Task brief → Return all lines from the listing below in which the string "that" occurs.

● ● ● ● ●

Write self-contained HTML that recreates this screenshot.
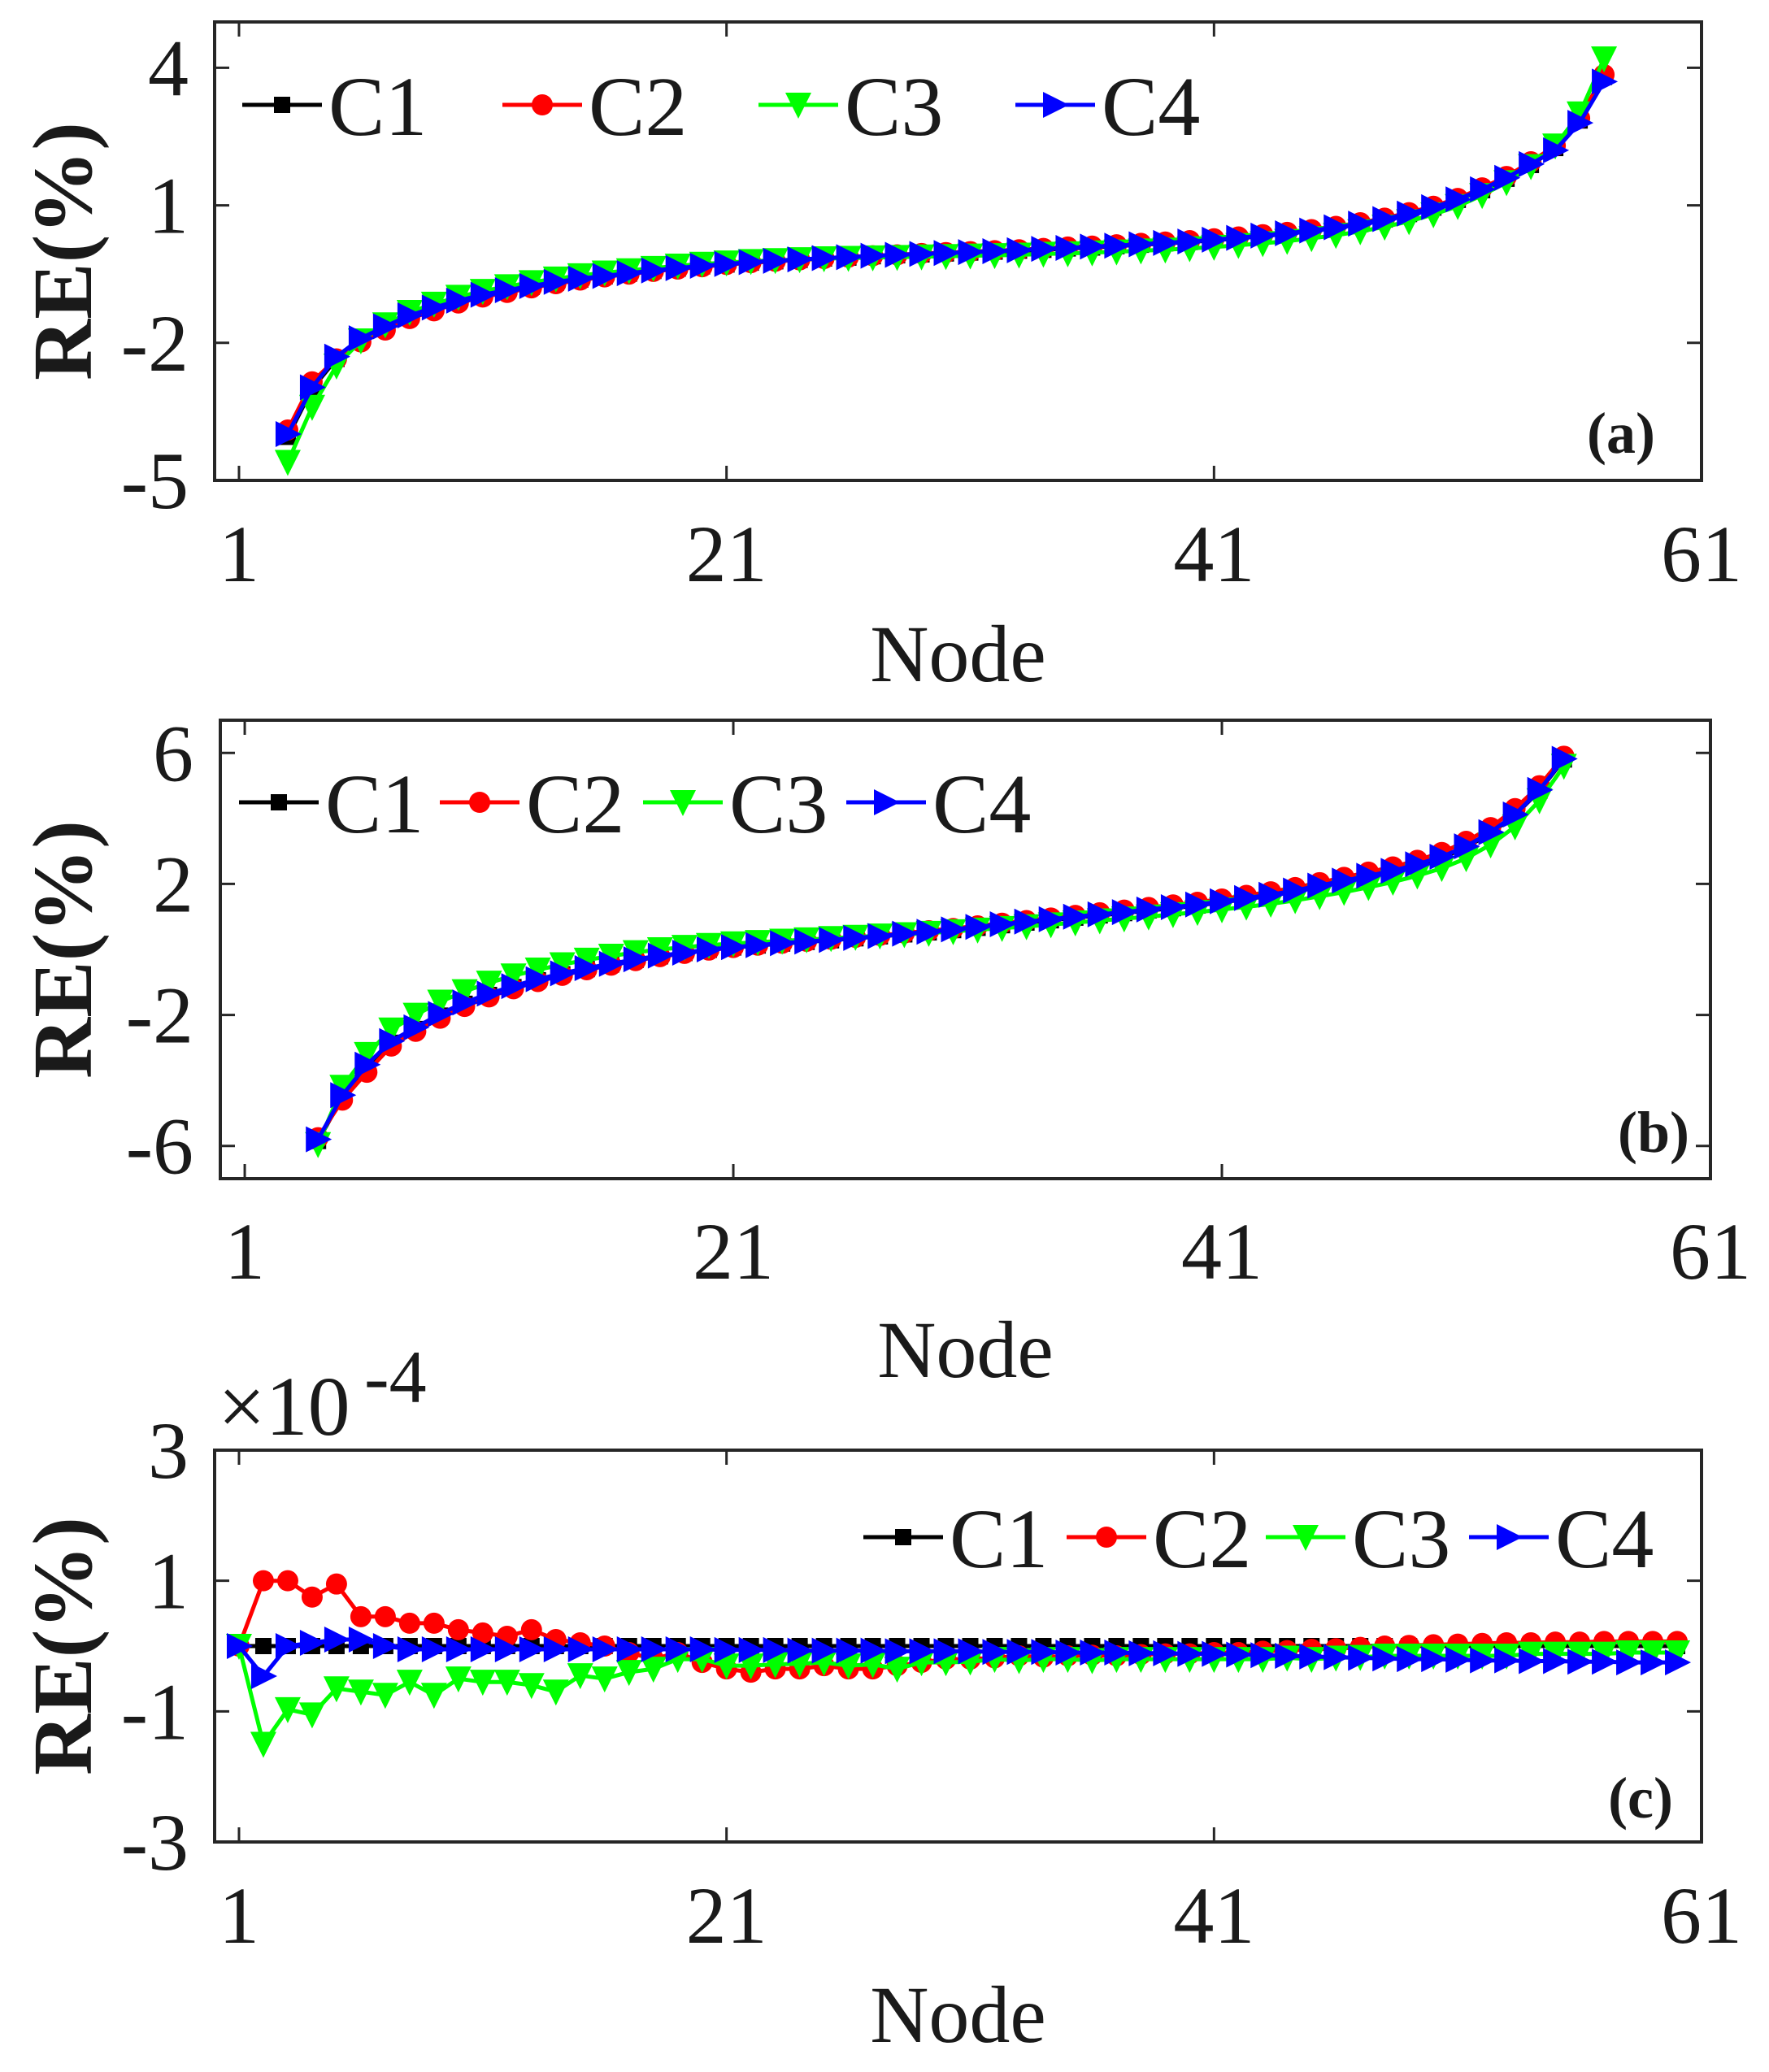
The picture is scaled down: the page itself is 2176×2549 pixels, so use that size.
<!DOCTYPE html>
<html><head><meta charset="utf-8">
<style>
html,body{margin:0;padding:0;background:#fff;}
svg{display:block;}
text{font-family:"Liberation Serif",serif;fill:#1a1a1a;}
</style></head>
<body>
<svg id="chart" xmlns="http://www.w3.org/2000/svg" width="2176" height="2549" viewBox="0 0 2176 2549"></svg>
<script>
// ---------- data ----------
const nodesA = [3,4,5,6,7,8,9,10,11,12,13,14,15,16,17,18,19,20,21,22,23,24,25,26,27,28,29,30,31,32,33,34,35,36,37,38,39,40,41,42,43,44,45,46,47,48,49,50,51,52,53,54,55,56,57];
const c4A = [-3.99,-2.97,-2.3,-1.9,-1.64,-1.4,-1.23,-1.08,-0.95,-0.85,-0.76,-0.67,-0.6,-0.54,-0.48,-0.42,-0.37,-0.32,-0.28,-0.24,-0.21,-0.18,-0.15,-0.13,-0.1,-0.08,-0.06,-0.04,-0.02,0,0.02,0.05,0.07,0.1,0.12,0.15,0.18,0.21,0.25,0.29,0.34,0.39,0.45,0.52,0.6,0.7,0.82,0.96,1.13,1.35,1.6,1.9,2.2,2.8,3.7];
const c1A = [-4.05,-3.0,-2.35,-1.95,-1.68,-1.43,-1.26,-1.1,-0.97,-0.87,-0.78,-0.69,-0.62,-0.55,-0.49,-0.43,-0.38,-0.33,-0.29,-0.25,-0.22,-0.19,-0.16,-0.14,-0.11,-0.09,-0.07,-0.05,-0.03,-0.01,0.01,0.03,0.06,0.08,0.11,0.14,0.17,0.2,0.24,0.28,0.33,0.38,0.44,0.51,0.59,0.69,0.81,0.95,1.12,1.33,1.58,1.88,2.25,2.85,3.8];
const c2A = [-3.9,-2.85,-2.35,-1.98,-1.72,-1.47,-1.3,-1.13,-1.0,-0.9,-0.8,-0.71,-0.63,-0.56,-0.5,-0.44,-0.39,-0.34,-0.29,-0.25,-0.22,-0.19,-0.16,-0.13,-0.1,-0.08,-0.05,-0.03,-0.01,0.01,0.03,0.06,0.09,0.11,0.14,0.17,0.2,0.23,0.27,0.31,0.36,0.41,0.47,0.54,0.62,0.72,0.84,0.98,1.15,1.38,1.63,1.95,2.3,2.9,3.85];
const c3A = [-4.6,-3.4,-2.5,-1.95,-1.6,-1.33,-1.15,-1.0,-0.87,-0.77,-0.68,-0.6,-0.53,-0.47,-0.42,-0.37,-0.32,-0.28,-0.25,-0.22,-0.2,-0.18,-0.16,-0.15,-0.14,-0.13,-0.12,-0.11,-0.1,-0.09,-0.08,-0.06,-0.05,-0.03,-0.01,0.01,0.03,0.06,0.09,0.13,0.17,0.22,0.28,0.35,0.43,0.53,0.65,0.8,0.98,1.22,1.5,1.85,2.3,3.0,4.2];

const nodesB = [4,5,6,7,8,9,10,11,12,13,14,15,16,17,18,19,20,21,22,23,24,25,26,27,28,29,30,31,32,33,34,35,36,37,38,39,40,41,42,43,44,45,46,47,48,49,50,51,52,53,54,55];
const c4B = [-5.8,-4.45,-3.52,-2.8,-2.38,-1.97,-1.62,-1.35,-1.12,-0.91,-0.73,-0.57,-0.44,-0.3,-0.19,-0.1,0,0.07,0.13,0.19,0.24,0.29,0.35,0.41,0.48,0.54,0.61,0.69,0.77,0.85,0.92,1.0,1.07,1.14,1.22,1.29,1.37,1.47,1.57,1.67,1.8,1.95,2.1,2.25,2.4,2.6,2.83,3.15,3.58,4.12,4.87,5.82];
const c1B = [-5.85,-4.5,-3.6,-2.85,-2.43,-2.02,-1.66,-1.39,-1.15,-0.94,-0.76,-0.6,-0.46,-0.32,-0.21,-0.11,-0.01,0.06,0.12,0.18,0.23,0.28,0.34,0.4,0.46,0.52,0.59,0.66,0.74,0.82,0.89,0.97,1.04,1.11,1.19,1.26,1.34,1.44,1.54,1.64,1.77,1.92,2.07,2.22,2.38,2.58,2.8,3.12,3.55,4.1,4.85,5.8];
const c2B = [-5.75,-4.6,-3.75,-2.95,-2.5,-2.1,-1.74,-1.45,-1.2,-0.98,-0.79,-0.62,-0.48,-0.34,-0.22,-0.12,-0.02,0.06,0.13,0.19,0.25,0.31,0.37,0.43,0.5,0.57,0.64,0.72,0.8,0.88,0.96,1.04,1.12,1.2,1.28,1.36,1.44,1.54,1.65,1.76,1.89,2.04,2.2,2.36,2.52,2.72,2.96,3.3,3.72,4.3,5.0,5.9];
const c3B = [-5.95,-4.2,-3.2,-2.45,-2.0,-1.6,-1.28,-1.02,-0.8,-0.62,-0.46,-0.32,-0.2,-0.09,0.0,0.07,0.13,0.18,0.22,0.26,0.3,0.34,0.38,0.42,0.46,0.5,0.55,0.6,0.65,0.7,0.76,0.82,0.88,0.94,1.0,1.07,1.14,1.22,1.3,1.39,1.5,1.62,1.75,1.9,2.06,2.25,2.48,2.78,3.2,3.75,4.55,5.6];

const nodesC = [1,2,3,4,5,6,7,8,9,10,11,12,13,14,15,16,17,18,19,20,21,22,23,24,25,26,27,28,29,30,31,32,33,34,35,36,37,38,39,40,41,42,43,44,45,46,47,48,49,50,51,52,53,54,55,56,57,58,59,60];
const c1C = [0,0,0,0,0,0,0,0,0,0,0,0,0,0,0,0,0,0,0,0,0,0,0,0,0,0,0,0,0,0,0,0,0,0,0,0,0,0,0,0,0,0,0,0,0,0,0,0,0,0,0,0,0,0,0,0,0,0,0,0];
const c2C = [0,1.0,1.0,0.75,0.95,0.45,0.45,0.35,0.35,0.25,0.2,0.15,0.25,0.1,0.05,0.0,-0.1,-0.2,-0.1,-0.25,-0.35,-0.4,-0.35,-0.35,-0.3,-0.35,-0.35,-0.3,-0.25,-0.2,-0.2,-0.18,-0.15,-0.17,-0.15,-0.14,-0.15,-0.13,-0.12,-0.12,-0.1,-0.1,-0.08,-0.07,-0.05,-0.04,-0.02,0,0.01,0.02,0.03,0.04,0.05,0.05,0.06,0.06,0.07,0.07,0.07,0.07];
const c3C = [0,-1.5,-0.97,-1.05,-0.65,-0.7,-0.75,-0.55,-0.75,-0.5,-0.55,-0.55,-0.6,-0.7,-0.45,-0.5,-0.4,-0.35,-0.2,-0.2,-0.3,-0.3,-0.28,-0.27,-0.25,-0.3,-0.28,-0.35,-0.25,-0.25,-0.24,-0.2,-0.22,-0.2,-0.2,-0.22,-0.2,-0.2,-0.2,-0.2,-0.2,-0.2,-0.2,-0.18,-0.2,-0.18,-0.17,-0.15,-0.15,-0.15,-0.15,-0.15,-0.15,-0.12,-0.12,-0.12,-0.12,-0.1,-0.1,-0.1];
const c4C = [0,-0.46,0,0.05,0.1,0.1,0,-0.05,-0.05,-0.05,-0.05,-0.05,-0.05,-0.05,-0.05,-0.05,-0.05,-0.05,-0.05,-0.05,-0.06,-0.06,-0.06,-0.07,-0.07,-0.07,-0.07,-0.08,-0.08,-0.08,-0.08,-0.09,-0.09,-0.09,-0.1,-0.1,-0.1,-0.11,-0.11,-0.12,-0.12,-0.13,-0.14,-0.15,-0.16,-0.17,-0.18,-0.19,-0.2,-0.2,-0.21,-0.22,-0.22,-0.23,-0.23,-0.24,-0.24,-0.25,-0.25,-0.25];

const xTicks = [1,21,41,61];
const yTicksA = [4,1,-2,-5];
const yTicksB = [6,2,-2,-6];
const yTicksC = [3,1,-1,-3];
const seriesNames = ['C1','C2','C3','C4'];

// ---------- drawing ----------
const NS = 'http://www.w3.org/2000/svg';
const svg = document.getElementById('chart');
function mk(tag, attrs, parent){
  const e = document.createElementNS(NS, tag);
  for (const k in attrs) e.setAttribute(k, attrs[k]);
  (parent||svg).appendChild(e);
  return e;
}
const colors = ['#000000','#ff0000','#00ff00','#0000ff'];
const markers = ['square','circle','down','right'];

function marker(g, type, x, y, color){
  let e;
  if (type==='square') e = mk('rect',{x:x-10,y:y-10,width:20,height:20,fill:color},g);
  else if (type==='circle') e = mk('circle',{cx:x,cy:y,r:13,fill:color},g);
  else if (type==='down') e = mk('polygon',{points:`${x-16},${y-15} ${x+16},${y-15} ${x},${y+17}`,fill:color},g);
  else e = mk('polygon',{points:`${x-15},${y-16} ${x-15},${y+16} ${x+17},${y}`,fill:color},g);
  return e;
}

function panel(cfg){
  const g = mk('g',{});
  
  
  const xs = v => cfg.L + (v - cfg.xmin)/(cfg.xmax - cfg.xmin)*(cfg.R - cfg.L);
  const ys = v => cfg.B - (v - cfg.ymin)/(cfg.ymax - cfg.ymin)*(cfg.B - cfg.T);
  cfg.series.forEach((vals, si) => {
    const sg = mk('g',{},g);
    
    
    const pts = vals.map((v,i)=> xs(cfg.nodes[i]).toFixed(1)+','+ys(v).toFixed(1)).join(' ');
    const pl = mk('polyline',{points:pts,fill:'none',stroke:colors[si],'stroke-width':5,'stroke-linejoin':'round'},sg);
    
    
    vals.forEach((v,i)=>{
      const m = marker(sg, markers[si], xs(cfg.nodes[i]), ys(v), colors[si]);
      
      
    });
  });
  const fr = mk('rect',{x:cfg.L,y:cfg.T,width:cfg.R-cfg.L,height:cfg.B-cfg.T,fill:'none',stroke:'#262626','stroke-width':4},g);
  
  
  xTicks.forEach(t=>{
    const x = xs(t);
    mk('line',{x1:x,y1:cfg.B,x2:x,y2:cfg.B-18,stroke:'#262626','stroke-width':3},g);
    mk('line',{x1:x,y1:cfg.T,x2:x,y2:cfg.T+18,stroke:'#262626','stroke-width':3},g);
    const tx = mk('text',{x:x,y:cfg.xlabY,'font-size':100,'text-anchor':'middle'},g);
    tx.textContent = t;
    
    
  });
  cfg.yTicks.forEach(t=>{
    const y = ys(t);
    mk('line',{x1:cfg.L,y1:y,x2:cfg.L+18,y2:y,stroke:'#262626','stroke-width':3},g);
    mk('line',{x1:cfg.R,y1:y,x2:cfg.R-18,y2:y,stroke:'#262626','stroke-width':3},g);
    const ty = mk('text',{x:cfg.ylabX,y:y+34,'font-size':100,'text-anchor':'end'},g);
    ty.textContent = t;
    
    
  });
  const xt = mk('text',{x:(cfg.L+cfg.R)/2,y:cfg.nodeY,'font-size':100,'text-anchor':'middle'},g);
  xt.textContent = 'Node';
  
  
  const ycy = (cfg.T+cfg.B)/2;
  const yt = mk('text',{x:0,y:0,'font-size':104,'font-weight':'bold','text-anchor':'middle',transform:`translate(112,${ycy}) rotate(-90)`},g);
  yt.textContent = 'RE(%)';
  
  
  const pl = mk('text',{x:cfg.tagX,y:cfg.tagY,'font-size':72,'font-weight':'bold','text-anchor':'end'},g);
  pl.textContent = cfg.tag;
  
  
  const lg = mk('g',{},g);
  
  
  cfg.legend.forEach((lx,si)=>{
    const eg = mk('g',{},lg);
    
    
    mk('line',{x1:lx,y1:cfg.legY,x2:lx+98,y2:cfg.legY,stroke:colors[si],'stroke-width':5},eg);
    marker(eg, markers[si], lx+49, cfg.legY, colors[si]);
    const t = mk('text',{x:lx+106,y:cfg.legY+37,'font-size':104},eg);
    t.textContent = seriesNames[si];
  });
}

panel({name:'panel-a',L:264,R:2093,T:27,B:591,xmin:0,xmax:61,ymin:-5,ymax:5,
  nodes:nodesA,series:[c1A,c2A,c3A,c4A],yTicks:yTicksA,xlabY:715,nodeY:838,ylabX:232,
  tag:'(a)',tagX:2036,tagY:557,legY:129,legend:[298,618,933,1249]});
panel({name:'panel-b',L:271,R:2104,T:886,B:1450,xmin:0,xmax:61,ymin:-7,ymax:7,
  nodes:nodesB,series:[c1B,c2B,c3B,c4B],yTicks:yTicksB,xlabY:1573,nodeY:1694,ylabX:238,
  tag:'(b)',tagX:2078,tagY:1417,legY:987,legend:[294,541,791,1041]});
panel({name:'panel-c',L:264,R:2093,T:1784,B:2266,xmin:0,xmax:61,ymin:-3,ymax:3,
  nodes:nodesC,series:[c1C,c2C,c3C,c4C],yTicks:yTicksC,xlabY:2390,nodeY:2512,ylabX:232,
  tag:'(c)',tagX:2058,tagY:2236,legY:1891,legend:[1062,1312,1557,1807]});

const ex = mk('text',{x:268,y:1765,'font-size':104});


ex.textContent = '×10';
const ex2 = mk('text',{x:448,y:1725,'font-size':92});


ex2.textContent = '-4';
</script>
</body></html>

● ● ● ● ●

Task output →
Write self-contained HTML that recreates this screenshot.
The picture is scaled down: the page itself is 2176×2549 pixels, so use that size.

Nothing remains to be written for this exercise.